On July 24 1976, a group of 23 detained FAU militants were flown back to Uruguay and brought to a house in the suburbs of the city. The Uruguayan military dictatorship called for their presence after the United States Senate began debating a bill that would cut military aid to their government under wide rumors of torture. A group of state authorities housed the militants for over a week in a fake "safe house" before staging a raid on the site in an attempt to paint the picture of a thriving guerrilla movement still under operation within Uruguay. The militants were then paraded around the city in a caravan before bring brought to an Uruguayan prison. Regardless, the US Senate, lead by New Yorker Ed Koch, voted to cut the military funding by November that same year. Those on the flight are some of the only survivors of Orletti.

Other members of the FAU detained in Orletti were killed after authorities used them to trace down the outstanding 8 million dollars. Upon recovering the money the SIDE and Uruguayan Armed Forces split it between themselves. The Argentina military government used the money to build the SIDE headquarters, which still operates today as Argentina's version of the Pentagon.

Orletti closed in November 1976 after two members, a male and female couple of the Argentine group ERP, escaped from the space in the midst of a planned torture session. The Argentine state could not risk the secret being out.

Grotesquely, Cortell returned to live at the site in the 1990s, covering up the bullet holes in the walls with plaster. He was sent to trial and claims complete ignorance of the events there in the 70s to this day. Argentine President Nestor Kirschner expropriated the site from him in 2006. It now serves as one of dozens of sites of historical memory in Buenos Aires alone. Cortell now lives a few blocks away.

Over 30,000 leftists were disappeared from Argentina during the state's "Third World War" against Leftism in the 70s and 80s.

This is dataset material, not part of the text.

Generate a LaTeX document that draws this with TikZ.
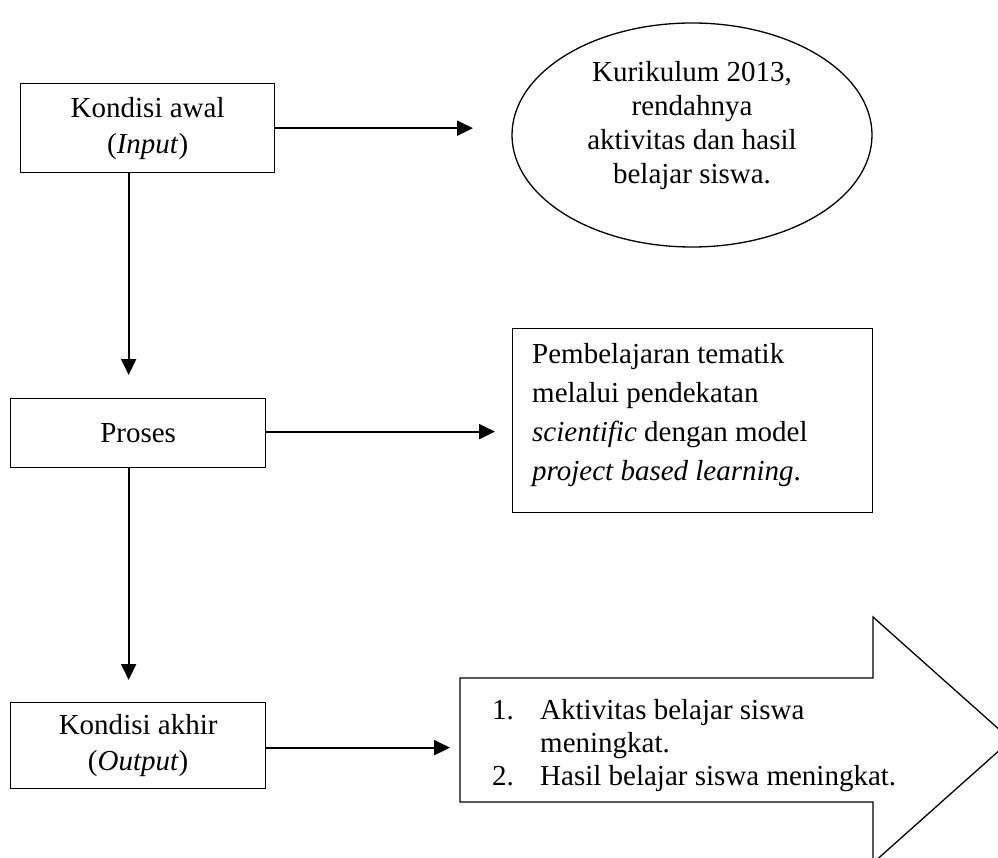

Many of the torturers and murderers who operated Orletti have been recently convicted in an Argentine trial which has been carried out over the past 5 years. The most recent condemnation came on September 11, 2017, when four ex-Argentine federal police were sentenced to 16 year sentences. One, Rolando Oscar Nerone, was brought from Brazil for the trial, where he was living a secret life in the boheme Rio neighborhood of Santa Teresa as an exiled Leftist militant who had escaped the Argentine military junta.
---Troy Araiza Kokkinis

Part I: https://www.youtube.com/watch?v=8kTchjRuvAU
Part II: https://www.youtube.com/watch?v=8Wr1ocg7SzI

ANARCHY ARCHIVES

[Home]               [About Us]               [Contact Us]               [Other Links]               [Critics Corner]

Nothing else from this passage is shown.